>> begin

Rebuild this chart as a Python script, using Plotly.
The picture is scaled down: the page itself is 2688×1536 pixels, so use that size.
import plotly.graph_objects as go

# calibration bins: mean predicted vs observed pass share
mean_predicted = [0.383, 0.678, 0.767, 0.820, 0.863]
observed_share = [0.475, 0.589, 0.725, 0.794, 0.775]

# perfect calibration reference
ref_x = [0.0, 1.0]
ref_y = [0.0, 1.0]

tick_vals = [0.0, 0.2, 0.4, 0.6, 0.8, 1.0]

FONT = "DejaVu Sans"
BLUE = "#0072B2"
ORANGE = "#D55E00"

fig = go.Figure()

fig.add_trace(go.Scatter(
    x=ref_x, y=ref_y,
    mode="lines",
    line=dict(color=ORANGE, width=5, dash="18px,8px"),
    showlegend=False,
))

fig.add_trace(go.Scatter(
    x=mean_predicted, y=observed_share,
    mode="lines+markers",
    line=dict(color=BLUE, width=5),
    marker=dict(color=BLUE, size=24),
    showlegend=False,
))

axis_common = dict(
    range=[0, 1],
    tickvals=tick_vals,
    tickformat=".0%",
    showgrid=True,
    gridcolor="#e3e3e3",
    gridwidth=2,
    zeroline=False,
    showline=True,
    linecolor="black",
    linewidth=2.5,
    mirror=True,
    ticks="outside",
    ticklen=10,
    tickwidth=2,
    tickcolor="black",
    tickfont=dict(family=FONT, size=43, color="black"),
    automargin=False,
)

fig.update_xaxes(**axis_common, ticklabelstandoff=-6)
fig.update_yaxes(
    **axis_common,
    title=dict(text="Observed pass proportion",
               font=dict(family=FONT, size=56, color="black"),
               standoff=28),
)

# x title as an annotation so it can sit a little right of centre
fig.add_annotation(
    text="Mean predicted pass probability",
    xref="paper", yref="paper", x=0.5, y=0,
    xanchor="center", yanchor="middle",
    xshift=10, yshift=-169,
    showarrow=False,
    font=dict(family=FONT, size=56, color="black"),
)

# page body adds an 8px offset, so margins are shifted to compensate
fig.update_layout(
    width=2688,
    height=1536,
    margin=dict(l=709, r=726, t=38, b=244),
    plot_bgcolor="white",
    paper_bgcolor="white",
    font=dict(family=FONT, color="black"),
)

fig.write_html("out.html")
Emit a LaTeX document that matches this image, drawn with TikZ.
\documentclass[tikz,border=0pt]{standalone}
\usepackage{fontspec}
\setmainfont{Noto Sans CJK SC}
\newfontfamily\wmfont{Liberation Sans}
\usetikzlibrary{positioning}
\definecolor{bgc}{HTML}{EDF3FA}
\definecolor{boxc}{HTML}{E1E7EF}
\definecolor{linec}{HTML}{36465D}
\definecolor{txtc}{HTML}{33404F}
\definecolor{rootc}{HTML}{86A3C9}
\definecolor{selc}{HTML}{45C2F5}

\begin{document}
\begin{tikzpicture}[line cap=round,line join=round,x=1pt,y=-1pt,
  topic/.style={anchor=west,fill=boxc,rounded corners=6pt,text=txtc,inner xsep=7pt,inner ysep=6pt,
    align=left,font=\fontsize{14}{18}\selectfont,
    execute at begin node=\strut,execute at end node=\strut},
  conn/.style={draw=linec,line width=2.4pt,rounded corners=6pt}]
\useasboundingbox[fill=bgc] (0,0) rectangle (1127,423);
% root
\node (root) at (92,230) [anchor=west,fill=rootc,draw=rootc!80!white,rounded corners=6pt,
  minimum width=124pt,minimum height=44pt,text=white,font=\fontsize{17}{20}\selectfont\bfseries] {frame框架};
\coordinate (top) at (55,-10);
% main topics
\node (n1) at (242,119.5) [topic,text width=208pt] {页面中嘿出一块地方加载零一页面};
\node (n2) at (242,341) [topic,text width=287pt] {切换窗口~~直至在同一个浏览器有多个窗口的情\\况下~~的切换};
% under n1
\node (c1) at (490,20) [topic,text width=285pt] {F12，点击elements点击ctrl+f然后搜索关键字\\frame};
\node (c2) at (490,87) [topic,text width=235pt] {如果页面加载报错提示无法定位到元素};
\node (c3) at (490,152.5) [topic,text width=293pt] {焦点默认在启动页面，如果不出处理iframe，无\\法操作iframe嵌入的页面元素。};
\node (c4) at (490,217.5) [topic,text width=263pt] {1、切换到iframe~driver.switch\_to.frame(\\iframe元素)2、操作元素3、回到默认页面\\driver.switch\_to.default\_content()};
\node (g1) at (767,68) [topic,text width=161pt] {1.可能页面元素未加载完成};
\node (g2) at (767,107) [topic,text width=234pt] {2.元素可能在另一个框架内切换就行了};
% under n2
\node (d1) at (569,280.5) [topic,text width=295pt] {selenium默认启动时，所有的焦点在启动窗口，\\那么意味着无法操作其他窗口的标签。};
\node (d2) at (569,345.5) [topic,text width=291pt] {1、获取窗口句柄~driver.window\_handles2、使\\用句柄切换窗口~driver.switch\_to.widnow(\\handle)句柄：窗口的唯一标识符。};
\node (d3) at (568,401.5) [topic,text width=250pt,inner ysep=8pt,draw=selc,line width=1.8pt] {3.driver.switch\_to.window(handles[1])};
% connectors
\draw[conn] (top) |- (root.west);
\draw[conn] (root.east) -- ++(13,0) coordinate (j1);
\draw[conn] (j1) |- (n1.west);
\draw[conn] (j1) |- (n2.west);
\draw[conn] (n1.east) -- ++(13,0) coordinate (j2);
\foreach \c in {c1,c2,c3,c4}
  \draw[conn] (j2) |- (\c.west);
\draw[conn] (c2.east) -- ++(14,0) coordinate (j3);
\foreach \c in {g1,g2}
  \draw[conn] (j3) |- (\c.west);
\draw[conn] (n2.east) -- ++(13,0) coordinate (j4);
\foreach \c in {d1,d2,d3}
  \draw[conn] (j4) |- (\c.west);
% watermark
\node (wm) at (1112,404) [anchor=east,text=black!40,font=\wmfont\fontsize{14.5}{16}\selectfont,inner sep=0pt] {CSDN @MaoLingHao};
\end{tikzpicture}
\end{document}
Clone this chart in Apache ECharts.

>> end

▶ [Aim]: All of the data above should be transcribed exactly.

▶ [Response to this exercise]:
Rebuild this chart as a Python script, using Plotly.
The picture is scaled down: the page itself is 2688×1536 pixels, so use that size.
import plotly.graph_objects as go

# calibration bins: mean predicted vs observed pass share
mean_predicted = [0.383, 0.678, 0.767, 0.820, 0.863]
observed_share = [0.475, 0.589, 0.725, 0.794, 0.775]

# perfect calibration reference
ref_x = [0.0, 1.0]
ref_y = [0.0, 1.0]

tick_vals = [0.0, 0.2, 0.4, 0.6, 0.8, 1.0]

FONT = "DejaVu Sans"
BLUE = "#0072B2"
ORANGE = "#D55E00"

fig = go.Figure()

fig.add_trace(go.Scatter(
    x=ref_x, y=ref_y,
    mode="lines",
    line=dict(color=ORANGE, width=5, dash="18px,8px"),
    showlegend=False,
))

fig.add_trace(go.Scatter(
    x=mean_predicted, y=observed_share,
    mode="lines+markers",
    line=dict(color=BLUE, width=5),
    marker=dict(color=BLUE, size=24),
    showlegend=False,
))

axis_common = dict(
    range=[0, 1],
    tickvals=tick_vals,
    tickformat=".0%",
    showgrid=True,
    gridcolor="#e3e3e3",
    gridwidth=2,
    zeroline=False,
    showline=True,
    linecolor="black",
    linewidth=2.5,
    mirror=True,
    ticks="outside",
    ticklen=10,
    tickwidth=2,
    tickcolor="black",
    tickfont=dict(family=FONT, size=43, color="black"),
    automargin=False,
)

fig.update_xaxes(**axis_common, ticklabelstandoff=-6)
fig.update_yaxes(
    **axis_common,
    title=dict(text="Observed pass proportion",
               font=dict(family=FONT, size=56, color="black"),
               standoff=28),
)

# x title as an annotation so it can sit a little right of centre
fig.add_annotation(
    text="Mean predicted pass probability",
    xref="paper", yref="paper", x=0.5, y=0,
    xanchor="center", yanchor="middle",
    xshift=10, yshift=-169,
    showarrow=False,
    font=dict(family=FONT, size=56, color="black"),
)

# page body adds an 8px offset, so margins are shifted to compensate
fig.update_layout(
    width=2688,
    height=1536,
    margin=dict(l=709, r=726, t=38, b=244),
    plot_bgcolor="white",
    paper_bgcolor="white",
    font=dict(family=FONT, color="black"),
)

fig.write_html("out.html")
Emit a LaTeX document that matches this image, drawn with TikZ.
\documentclass[tikz,border=0pt]{standalone}
\usepackage{fontspec}
\setmainfont{Noto Sans CJK SC}
\newfontfamily\wmfont{Liberation Sans}
\usetikzlibrary{positioning}
\definecolor{bgc}{HTML}{EDF3FA}
\definecolor{boxc}{HTML}{E1E7EF}
\definecolor{linec}{HTML}{36465D}
\definecolor{txtc}{HTML}{33404F}
\definecolor{rootc}{HTML}{86A3C9}
\definecolor{selc}{HTML}{45C2F5}

\begin{document}
\begin{tikzpicture}[line cap=round,line join=round,x=1pt,y=-1pt,
  topic/.style={anchor=west,fill=boxc,rounded corners=6pt,text=txtc,inner xsep=7pt,inner ysep=6pt,
    align=left,font=\fontsize{14}{18}\selectfont,
    execute at begin node=\strut,execute at end node=\strut},
  conn/.style={draw=linec,line width=2.4pt,rounded corners=6pt}]
\useasboundingbox[fill=bgc] (0,0) rectangle (1127,423);
% root
\node (root) at (92,230) [anchor=west,fill=rootc,draw=rootc!80!white,rounded corners=6pt,
  minimum width=124pt,minimum height=44pt,text=white,font=\fontsize{17}{20}\selectfont\bfseries] {frame框架};
\coordinate (top) at (55,-10);
% main topics
\node (n1) at (242,119.5) [topic,text width=208pt] {页面中嘿出一块地方加载零一页面};
\node (n2) at (242,341) [topic,text width=287pt] {切换窗口~~直至在同一个浏览器有多个窗口的情\\况下~~的切换};
% under n1
\node (c1) at (490,20) [topic,text width=285pt] {F12，点击elements点击ctrl+f然后搜索关键字\\frame};
\node (c2) at (490,87) [topic,text width=235pt] {如果页面加载报错提示无法定位到元素};
\node (c3) at (490,152.5) [topic,text width=293pt] {焦点默认在启动页面，如果不出处理iframe，无\\法操作iframe嵌入的页面元素。};
\node (c4) at (490,217.5) [topic,text width=263pt] {1、切换到iframe~driver.switch\_to.frame(\\iframe元素)2、操作元素3、回到默认页面\\driver.switch\_to.default\_content()};
\node (g1) at (767,68) [topic,text width=161pt] {1.可能页面元素未加载完成};
\node (g2) at (767,107) [topic,text width=234pt] {2.元素可能在另一个框架内切换就行了};
% under n2
\node (d1) at (569,280.5) [topic,text width=295pt] {selenium默认启动时，所有的焦点在启动窗口，\\那么意味着无法操作其他窗口的标签。};
\node (d2) at (569,345.5) [topic,text width=291pt] {1、获取窗口句柄~driver.window\_handles2、使\\用句柄切换窗口~driver.switch\_to.widnow(\\handle)句柄：窗口的唯一标识符。};
\node (d3) at (568,401.5) [topic,text width=250pt,inner ysep=8pt,draw=selc,line width=1.8pt] {3.driver.switch\_to.window(handles[1])};
% connectors
\draw[conn] (top) |- (root.west);
\draw[conn] (root.east) -- ++(13,0) coordinate (j1);
\draw[conn] (j1) |- (n1.west);
\draw[conn] (j1) |- (n2.west);
\draw[conn] (n1.east) -- ++(13,0) coordinate (j2);
\foreach \c in {c1,c2,c3,c4}
  \draw[conn] (j2) |- (\c.west);
\draw[conn] (c2.east) -- ++(14,0) coordinate (j3);
\foreach \c in {g1,g2}
  \draw[conn] (j3) |- (\c.west);
\draw[conn] (n2.east) -- ++(13,0) coordinate (j4);
\foreach \c in {d1,d2,d3}
  \draw[conn] (j4) |- (\c.west);
% watermark
\node (wm) at (1112,404) [anchor=east,text=black!40,font=\wmfont\fontsize{14.5}{16}\selectfont,inner sep=0pt] {CSDN @MaoLingHao};
\end{tikzpicture}
\end{document}
Clone this chart in Apache ECharts.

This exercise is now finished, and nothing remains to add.